Pengiriman pesan termuat seksualitas oleh pelaku tari terhadap penonton atau
penggemar, yang keduanya merupakan bagian dari kaum muda, seharusnya disikapi
tidak semata-mata sebagai perusak moral generasi. Lebih dalam, ia mampu
dijadikan reflektor tentang sejauh mana seksualitas muncul dalam budaya kaum
muda. Bagaimana kaum muda memaknai seksualitas yang kemudian membentuk perilaku
seksual mereka. Dengan adanya pengkajian terhadap seksualitas dalam budaya kaum
muda yang direpresentasikan dan diproduksi ulang oleh musik, seharusnya
pembuat kebijakan dapat melihat bahwa akses atas informasi terkait seksualitas
yang edukatif perlu diangkat ke ranah pendidikan sehingga dampak negatif dari
pesan bermuatan seksualitas yang salah kaprah dapat diminimalisasi.
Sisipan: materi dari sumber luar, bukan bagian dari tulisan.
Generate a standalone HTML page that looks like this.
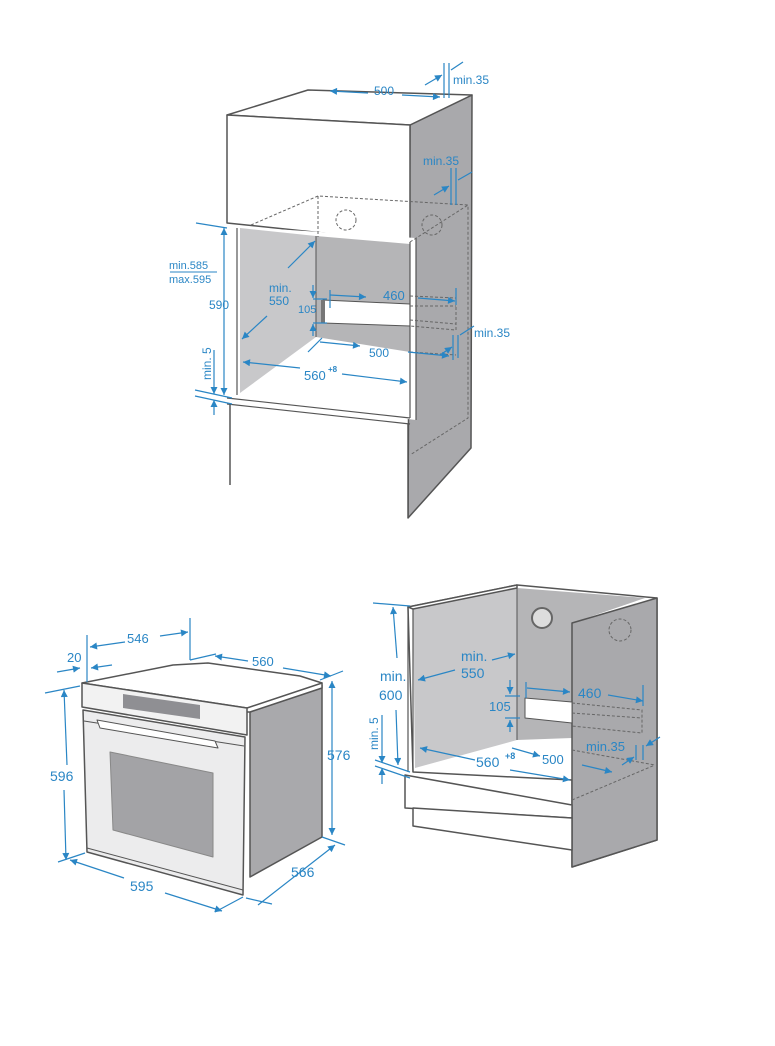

Adanya
seksualitas dalam musik juga memberikan pengakuan tersendiri atas
keberadaan kaum minoritas seperti LGBT (Lesbian, Gay, Biseksual,
Transgender)sebagai bagian dari keberagaman masyarakat.
Joged Bumbung
merupakan tradisi masyarakat Bali yang perlu di lestarikan. Kaitan dengan
essensi apa yang ada di balik Joged
Bumbung perlu ada penelitian lebih lanjut. Penulis berharap kritikan dan
saran dari berbagai pihak terutama dosen pengampu mata kuliah Budaya Musik
Nusantara, karena tulisan ini masih banyak sekali kekurangan. Harapan penulis,
tugas ini merupakan batu loncatan untuk meningkatkan skill menulis sebagai kompetensi utama di bidang Etnomusikologi.
[1]
Tari Joged Bumbung ini ada
persamaannya dengan Tari Gandrung, hanya saja Tari Gandrung pada zaman dahulu
di tarikan laki-laki. (Djaus BA,1979: 55)
[2]
Bagian paling luar dari Pura, Pura dibagi kedalam 3 bagian yaitu Jeroan, Jaba Tengah, dan Jaba dalam.
(matakuliah Budaya Musik Nusantara semester III)
[3]
Istilah goyang yang di lakukan oleh arti dangdut Inul Daratista.